*Given exercise*. Transcribe the whole listing without a single picture.

*Given material*.
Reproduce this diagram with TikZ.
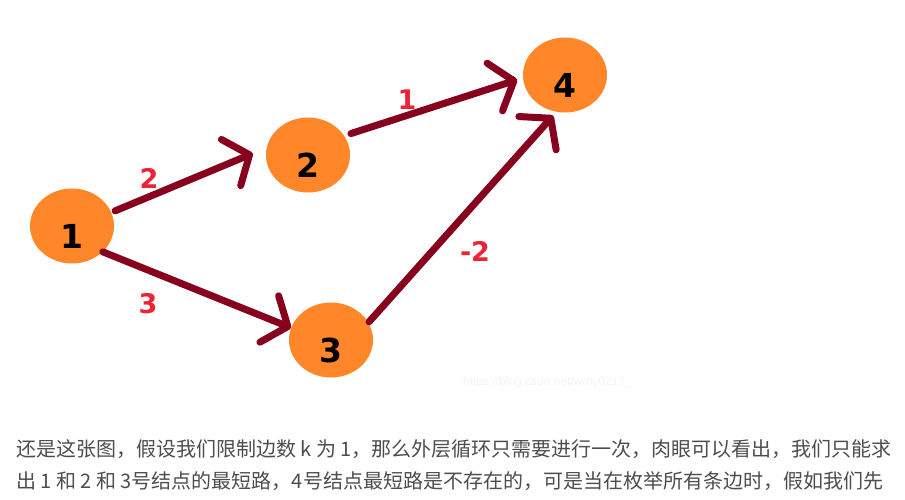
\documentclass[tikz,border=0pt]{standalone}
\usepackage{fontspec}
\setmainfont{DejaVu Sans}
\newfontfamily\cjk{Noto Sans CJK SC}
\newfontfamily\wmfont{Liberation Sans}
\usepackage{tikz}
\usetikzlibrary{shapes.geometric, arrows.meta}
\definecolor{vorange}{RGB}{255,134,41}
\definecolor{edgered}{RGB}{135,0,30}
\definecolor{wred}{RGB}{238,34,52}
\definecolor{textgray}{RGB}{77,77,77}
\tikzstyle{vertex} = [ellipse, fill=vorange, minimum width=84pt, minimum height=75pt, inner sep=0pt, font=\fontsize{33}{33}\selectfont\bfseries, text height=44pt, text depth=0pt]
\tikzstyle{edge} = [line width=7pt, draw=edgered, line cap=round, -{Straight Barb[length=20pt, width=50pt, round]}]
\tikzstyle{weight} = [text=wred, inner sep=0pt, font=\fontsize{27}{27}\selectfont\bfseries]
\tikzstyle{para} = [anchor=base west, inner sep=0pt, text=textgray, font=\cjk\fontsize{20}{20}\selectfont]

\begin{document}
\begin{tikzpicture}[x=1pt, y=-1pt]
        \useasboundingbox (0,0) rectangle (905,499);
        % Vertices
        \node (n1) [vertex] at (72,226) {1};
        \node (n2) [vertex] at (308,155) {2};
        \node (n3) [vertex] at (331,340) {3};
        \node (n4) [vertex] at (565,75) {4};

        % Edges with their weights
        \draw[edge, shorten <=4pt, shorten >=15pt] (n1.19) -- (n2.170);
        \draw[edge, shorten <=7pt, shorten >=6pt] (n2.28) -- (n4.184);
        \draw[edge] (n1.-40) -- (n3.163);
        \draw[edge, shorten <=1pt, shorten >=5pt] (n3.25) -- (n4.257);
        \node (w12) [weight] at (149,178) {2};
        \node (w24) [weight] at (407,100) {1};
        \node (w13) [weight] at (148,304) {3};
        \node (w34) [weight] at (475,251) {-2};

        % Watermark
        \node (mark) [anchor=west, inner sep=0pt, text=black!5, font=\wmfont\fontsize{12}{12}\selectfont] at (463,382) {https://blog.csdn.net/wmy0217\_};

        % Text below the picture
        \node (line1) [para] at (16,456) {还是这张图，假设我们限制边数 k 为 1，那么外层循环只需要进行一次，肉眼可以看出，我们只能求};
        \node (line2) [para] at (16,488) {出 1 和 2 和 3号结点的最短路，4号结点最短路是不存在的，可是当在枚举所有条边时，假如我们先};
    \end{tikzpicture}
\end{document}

*Task result*.
Reproduce this diagram with TikZ.
\documentclass[tikz,border=0pt]{standalone}
\usepackage{fontspec}
\setmainfont{DejaVu Sans}
\newfontfamily\cjk{Noto Sans CJK SC}
\newfontfamily\wmfont{Liberation Sans}
\usepackage{tikz}
\usetikzlibrary{shapes.geometric, arrows.meta}
\definecolor{vorange}{RGB}{255,134,41}
\definecolor{edgered}{RGB}{135,0,30}
\definecolor{wred}{RGB}{238,34,52}
\definecolor{textgray}{RGB}{77,77,77}
\tikzstyle{vertex} = [ellipse, fill=vorange, minimum width=84pt, minimum height=75pt, inner sep=0pt, font=\fontsize{33}{33}\selectfont\bfseries, text height=44pt, text depth=0pt]
\tikzstyle{edge} = [line width=7pt, draw=edgered, line cap=round, -{Straight Barb[length=20pt, width=50pt, round]}]
\tikzstyle{weight} = [text=wred, inner sep=0pt, font=\fontsize{27}{27}\selectfont\bfseries]
\tikzstyle{para} = [anchor=base west, inner sep=0pt, text=textgray, font=\cjk\fontsize{20}{20}\selectfont]

\begin{document}
\begin{tikzpicture}[x=1pt, y=-1pt]
        \useasboundingbox (0,0) rectangle (905,499);
        % Vertices
        \node (n1) [vertex] at (72,226) {1};
        \node (n2) [vertex] at (308,155) {2};
        \node (n3) [vertex] at (331,340) {3};
        \node (n4) [vertex] at (565,75) {4};

        % Edges with their weights
        \draw[edge, shorten <=4pt, shorten >=15pt] (n1.19) -- (n2.170);
        \draw[edge, shorten <=7pt, shorten >=6pt] (n2.28) -- (n4.184);
        \draw[edge] (n1.-40) -- (n3.163);
        \draw[edge, shorten <=1pt, shorten >=5pt] (n3.25) -- (n4.257);
        \node (w12) [weight] at (149,178) {2};
        \node (w24) [weight] at (407,100) {1};
        \node (w13) [weight] at (148,304) {3};
        \node (w34) [weight] at (475,251) {-2};

        % Watermark
        \node (mark) [anchor=west, inner sep=0pt, text=black!5, font=\wmfont\fontsize{12}{12}\selectfont] at (463,382) {https://blog.csdn.net/wmy0217\_};

        % Text below the picture
        \node (line1) [para] at (16,456) {还是这张图，假设我们限制边数 k 为 1，那么外层循环只需要进行一次，肉眼可以看出，我们只能求};
        \node (line2) [para] at (16,488) {出 1 和 2 和 3号结点的最短路，4号结点最短路是不存在的，可是当在枚举所有条边时，假如我们先};
    \end{tikzpicture}
\end{document}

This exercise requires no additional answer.